Tuesday, April 26, 2011
Ward Just is always hard to classify and this novel is no exception. Here's what we know: Just is a fine craftsman -- his writing is lucid, not lyrical but able to conjure up a scene, a feeling, an atmosphere. He spent considerable time in France as an expatriate, I'm guessing, because his books with that kind of setting are filled with an authenticity and level of detail you can't get any other way. But he doesn't feel obliged to stick to any one kind of setting or even genre.
Just is part of the dying breed of solid mid-list authors. He doesn't write glitzy bestsellers. His plots are tame and his writing abjures pyrotechnics. He is decidedly quirky. In this book, for instance, he forgoes quotation marks so that dialog appears largely as indirect discourse. This is all very French, but not something we expect from an American author.

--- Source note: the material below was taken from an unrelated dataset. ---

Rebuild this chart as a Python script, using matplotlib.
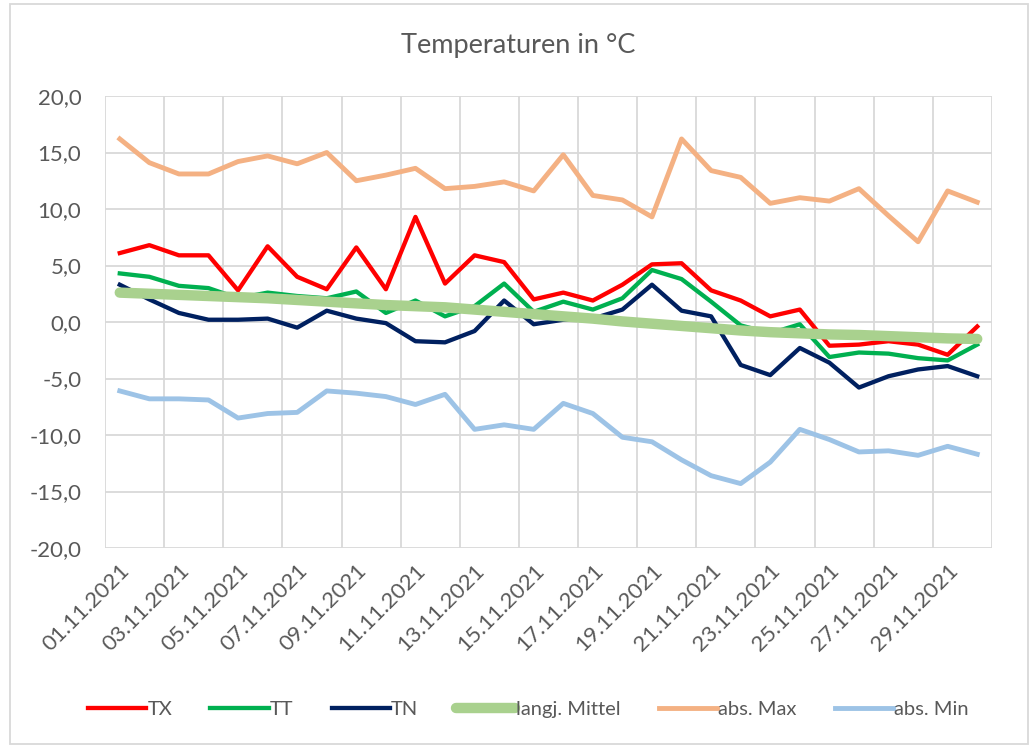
import matplotlib.pyplot as plt
import numpy as np
from matplotlib.patches import Rectangle
from matplotlib.ticker import FuncFormatter

plt.rcParams['font.family'] = ['Lato', 'DejaVu Sans']

# Tage im November 2021
days = [f"{d:02d}.11.2021" for d in range(1, 31)]

tx = [6.1, 6.8, 5.9, 5.9, 2.8, 6.7, 4.0, 2.9, 6.6, 2.9,
      9.3, 3.4, 5.9, 5.3, 2.0, 2.6, 1.9, 3.3, 5.1, 5.2,
      2.8, 1.9, 0.5, 1.1, -2.1, -2.0, -1.7, -2.0, -2.9, -0.4]
tt = [4.3, 4.0, 3.2, 3.0, 2.1, 2.6, 2.3, 2.1, 2.7, 0.8,
      1.9, 0.5, 1.4, 3.4, 0.9, 1.8, 1.1, 2.1, 4.6, 3.8,
      1.8, -0.3, -1.0, -0.2, -3.1, -2.7, -2.8, -3.2, -3.4, -2.0]
tn = [3.3, 2.0, 0.8, 0.2, 0.2, 0.3, -0.5, 1.0, 0.3, -0.1,
      -1.7, -1.8, -0.8, 1.9, -0.2, 0.2, 0.3, 1.1, 3.3, 1.0,
      0.5, -3.8, -4.7, -2.3, -3.6, -5.8, -4.8, -4.2, -3.9, -4.8]
mittel = [2.6, 2.5, 2.4, 2.3, 2.2, 2.1, 1.95, 1.8, 1.65, 1.5,
          1.4, 1.3, 1.1, 0.9, 0.7, 0.5, 0.3, 0.05, -0.15, -0.35,
          -0.55, -0.75, -0.9, -1.0, -1.1, -1.15, -1.25, -1.35, -1.45, -1.5]
abs_max = [16.2, 14.1, 13.1, 13.1, 14.2, 14.7, 14.0, 15.0, 12.5, 13.0,
           13.6, 11.8, 12.0, 12.4, 11.6, 14.8, 11.2, 10.8, 9.3, 16.2,
           13.4, 12.8, 10.5, 11.0, 10.7, 11.8, 9.4, 7.1, 11.6, 10.6]
abs_min = [-6.1, -6.8, -6.8, -6.9, -8.5, -8.1, -8.0, -6.1, -6.3, -6.6,
           -7.3, -6.4, -9.5, -9.1, -9.5, -7.2, -8.1, -10.2, -10.6, -12.2,
           -13.6, -14.3, -12.4, -9.5, -10.4, -11.5, -11.4, -11.8, -11.0, -11.7]

grey = '#595959'
x = np.arange(len(days))

fig = plt.figure(figsize=(10.36, 7.47), dpi=100)
ax = fig.add_axes([105/1036, 1 - 548/747, (992-105)/1036, (548-96)/747])

ax.plot(x, tx, color='#FF0000', lw=3.1, label='TX', solid_joinstyle='round')
ax.plot(x, tt, color='#00B050', lw=3.1, label='TT', solid_joinstyle='round')
ax.plot(x, tn, color='#002060', lw=3.1, label='TN', solid_joinstyle='round')
ax.plot(x, mittel, color='#A9D18E', lw=7.5, label='langj. Mittel', solid_capstyle='round')
ax.plot(x, abs_max, color='#F4B183', lw=3.5, label='abs. Max', solid_joinstyle='round')
ax.plot(x, abs_min, color='#9DC3E6', lw=3.5, label='abs. Min', solid_joinstyle='round')

ax.set_xlim(-0.5, len(days) - 0.5)
ax.set_ylim(-20, 20)
ax.set_yticks(np.arange(-20, 21, 5))
ax.yaxis.set_major_formatter(FuncFormatter(lambda v, p: f"{v:.1f}".replace('.', ',')))
ax.set_xticks(x[::2])
ax.set_xticklabels(days[::2], rotation=45, ha='right', rotation_mode='anchor')
ax.set_xticks(np.arange(-0.5, len(days), 2), minor=True)
ax.grid(False)
ax.grid(True, axis='y', color='#D9D9D9', lw=1.3)
ax.grid(True, axis='x', which='minor', color='#D9D9D9', lw=1.3)
ax.tick_params(which='both', length=0, colors=grey, labelsize=16)
ax.tick_params(axis='y', pad=17)
ax.tick_params(axis='x', pad=9)
for s in ax.spines.values():
    s.set_visible(False)
ax.set_axisbelow(True)

fig.text(0.5, 1 - 45/747, 'Temperaturen in °C', ha='center', va='center',
         fontsize=19.5, color=grey)

leg = fig.legend(loc='center', bbox_to_anchor=(0.51, 1 - 709/747), ncol=6,
                 frameon=False, fontsize=14.5, handlelength=2.9, columnspacing=1.9,
                 handletextpad=0.05, labelcolor=grey)

fig.patches.append(Rectangle((10/1036, 3/747), 1018/1036, 740/747, transform=fig.transFigure,
                             fill=False, edgecolor='#D9D9D9', lw=1.3))

fig.savefig('out.png', dpi=100)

The protagonist here, Thomas Railles, is a portrait painter, pretty much retired in southwestern France, who at one time dabbled in odd jobs for the CIA because two of his hometown buddies worked for the agency. The story begins with Thomas's French wife, Florette, twisting her ankle during a walk by herself in the nearby Pyrenees. She is unable to walk and it is getting cold and dark. A band of foreigners -- smugglers? -- picks her up and carries her some distance before abandoning the effort. She is found dead the next day, her throat slit.
It emerges that the four men may have been Islamic terrorists. Thomas's buddies, who were visiting him and distracting him when Florette embarked on her lonely walk, speculate it might have something to do with Thomas's CIA past. Just never resolves these ambiguities for the reader. When, in somewhat contrived fashion, the band is later tracked down by French security forces, the leader, Yussef, said she was a silly woman who recklessly walked by herself and who had died of the cold before he half-heartedly attempted to slit her throat as an act of mercy. The doctor in Thomas's village said Florette might have survived hypothermia if she had been found just an hour earlier, implicitly blaming Thomas for her death because he was busy regaling his friends with stories well after he should have expected Florette to return and was late in embarking on a search for him.
There are flaws with this plot. Why would these men even waste any time carrying Florette down the mountain if they truly were terrorists? If they did bring her closer to rescue, why did it take so long to find her?
But Just's focus is more on Thomas, what he has made of his life as a painter. It's about his regrets, some things he's forgotten, but far worse, some things he can't forget. One clandestine assignment involved betrayal of a Spanish communist that resulted in his death, and Thomas felt guilty being involved in the assassination of a man he painted and considered to be essentially a good man.
The question Just seems to be driving at is how can we blame anyone or seek revenge for the seeming randomness of death. In a post-9/11 world, he seems to be saying, Americans may be engaged in a futile attempt to fight a ghostly Islamic enemy that is not really the principal threat in our lives. In all likelihood, Florette would have died of exposure on the mountain without any intervention from the terrorist band, because she was, as Yussef suggested, careless in walking on treacherous terrain by herself and Thomas was, as the doctor suggests, negligent in starting up a search for her.
Thomas is not really very sympathetic. He waves off any guilt in Florette's death much as he has waved off any real responsibility for any of his actions. Another friend of his, St. John Granger, had died of old age in the previous week. Granger improbably was a British deserter from World War I, presumed dead with his name engraved on a monument in northern France. His hidden life in a forgotten corner of France is a metaphor for Thomas's own cryptic existence.
Just's achievement is to open up these wide vistas through a relatively compact story. At the end, Thomas has a Fellini-esque meeting with one of his old hometown buddies, presumably his last, and is left sitting literally in a fog, with his best hope that he will forget things.
It was easy for me after my years in France to relate to Thomas's existence in Roussillon. I had a friend in Paris whose parents lived down there and so I visited a couple of times. Just's descriptions are tellingly accurate down to the smallest detail and he is clearly a francophile, even when he portrays common French faults.
The only other book of Just's I can remember reading is his 1991 novel The Translator, also set in France, though it seems to me I've read at least one other (obviously I have no trouble forgetting). I bought this one on remainder. I'll see how long it stays with me to decide on future books.